The 1st of these examples works ok, though the metaphorical language is sudden, Examples 2 and 3 don't work so well. The 4th example uses a Jekyll/Hyde theme and more than one viewpoint to describe a drunk's return home. It's ok. The 5th begins a chapter. There's streetwise language too - 'Nah man, that one on the left, she's sweeter, man. Taller too.' 'She ain't taller. The other one is.' 'What? You blind!' 'Tch! Whatever. They both all right innit.', p.113.

There's drug-induced hallucinating on the dance floor, and color-coded emotion - red is danger; rainbows are good news. The language heats up at tense moments, PoVs switch without notation. The next 2 sections describe sex and the moments before suicide.

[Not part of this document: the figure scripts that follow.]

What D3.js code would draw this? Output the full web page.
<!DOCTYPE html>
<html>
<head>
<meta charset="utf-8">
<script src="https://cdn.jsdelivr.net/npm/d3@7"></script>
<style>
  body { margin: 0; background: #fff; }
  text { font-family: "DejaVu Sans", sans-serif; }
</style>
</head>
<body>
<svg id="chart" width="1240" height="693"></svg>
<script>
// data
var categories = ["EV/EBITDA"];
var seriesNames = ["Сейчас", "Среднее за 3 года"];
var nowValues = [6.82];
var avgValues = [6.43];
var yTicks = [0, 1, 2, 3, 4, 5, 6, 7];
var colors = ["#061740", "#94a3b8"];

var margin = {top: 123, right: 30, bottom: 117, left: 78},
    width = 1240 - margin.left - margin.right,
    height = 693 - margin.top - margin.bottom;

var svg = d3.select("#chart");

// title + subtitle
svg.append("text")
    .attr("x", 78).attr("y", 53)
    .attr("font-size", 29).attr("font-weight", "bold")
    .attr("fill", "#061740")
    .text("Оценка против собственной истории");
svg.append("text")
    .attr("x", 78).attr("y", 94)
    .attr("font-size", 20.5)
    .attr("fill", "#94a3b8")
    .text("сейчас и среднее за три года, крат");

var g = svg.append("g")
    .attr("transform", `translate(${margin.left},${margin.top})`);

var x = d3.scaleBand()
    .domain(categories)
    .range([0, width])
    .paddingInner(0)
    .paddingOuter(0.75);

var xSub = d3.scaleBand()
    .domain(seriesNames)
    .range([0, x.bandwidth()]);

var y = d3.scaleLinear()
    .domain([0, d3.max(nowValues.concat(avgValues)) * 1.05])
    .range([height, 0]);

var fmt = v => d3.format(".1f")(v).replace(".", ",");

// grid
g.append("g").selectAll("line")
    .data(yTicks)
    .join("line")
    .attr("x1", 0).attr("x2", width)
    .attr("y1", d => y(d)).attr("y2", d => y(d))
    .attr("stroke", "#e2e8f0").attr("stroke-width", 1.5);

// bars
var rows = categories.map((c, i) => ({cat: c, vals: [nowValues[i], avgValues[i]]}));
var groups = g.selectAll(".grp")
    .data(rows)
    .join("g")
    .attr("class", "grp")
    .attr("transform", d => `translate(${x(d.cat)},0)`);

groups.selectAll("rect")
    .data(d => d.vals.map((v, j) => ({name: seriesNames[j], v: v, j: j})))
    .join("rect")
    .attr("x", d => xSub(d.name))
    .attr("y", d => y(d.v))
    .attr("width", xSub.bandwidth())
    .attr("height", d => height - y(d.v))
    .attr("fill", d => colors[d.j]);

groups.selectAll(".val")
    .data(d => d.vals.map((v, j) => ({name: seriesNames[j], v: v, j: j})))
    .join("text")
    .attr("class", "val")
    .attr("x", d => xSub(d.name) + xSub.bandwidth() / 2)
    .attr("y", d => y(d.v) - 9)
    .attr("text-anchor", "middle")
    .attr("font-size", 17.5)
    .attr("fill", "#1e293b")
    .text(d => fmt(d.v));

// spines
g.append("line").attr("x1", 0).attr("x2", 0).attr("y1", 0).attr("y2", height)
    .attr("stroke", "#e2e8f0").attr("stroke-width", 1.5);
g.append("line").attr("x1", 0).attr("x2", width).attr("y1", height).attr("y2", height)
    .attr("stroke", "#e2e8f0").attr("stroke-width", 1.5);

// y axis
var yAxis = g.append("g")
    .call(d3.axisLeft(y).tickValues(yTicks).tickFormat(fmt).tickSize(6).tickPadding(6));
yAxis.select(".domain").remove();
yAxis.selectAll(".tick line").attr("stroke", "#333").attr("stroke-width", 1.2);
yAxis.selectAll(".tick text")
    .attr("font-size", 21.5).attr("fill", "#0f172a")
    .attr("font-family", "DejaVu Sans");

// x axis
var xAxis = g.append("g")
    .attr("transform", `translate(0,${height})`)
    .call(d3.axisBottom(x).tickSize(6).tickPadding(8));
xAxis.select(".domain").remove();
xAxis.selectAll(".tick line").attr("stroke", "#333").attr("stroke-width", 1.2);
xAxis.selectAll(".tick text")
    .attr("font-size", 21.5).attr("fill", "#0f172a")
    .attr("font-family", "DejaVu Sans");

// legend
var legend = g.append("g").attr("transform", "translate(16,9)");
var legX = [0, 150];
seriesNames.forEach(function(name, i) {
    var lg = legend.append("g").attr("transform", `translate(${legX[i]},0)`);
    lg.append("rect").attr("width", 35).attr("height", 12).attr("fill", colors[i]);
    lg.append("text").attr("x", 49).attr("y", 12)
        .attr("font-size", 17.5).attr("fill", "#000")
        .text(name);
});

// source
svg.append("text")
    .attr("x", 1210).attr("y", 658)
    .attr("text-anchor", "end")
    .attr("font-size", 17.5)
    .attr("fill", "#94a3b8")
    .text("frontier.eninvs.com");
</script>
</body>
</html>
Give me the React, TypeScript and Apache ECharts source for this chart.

  • "He lays me down, it's far from here, and I'm not afraid. Her breath was running away from her towards him and it was very hot; they shared tongues and legs and Georgia felt that flesh was not enough, she wanted to go beyond flesh. Take me to the water, to the edge, to the edge, lift my clothes, push the covers away, and Toby sank inside. They fitted together. It was twoness, it was silence, they had left themselves behind.", p.165
  • "The house is dark. Just before dusk, a rainbow happened. Did you see it? I am going to find the gold. Another shock, another scale, it all is history. She is on the water, holding out her little hand and I can almost touch it. The wind picks up, the mist begins to fall.", p.193

The twins are together beyond the grave for a year, Georgia's spirit seemingly inside Bessi, giving more opportunities for flights of prose - "I discover that I can leave her when she sleeps. I stretch out and enter the mouths of the night birds. I paint the night with the flowers and discover that I am all of this, everything my body made me forget", p.216.

At times I didn't know whose thoughts were being expressed. On p.22 is Ida thinking this? "It is not a passionate kiss. There is no tender hand pressing onto the small of her back, no arching against him and the round of her breasts seeping into his ribcage. " and who thinks "a light brown black girl on your arm was good for a man's street cred, it meant you could get a white girl if you wanted to but you'd decided to keep it real and stay with the race", p.113? And the dreams about Gladstone seem all too novelistic to me.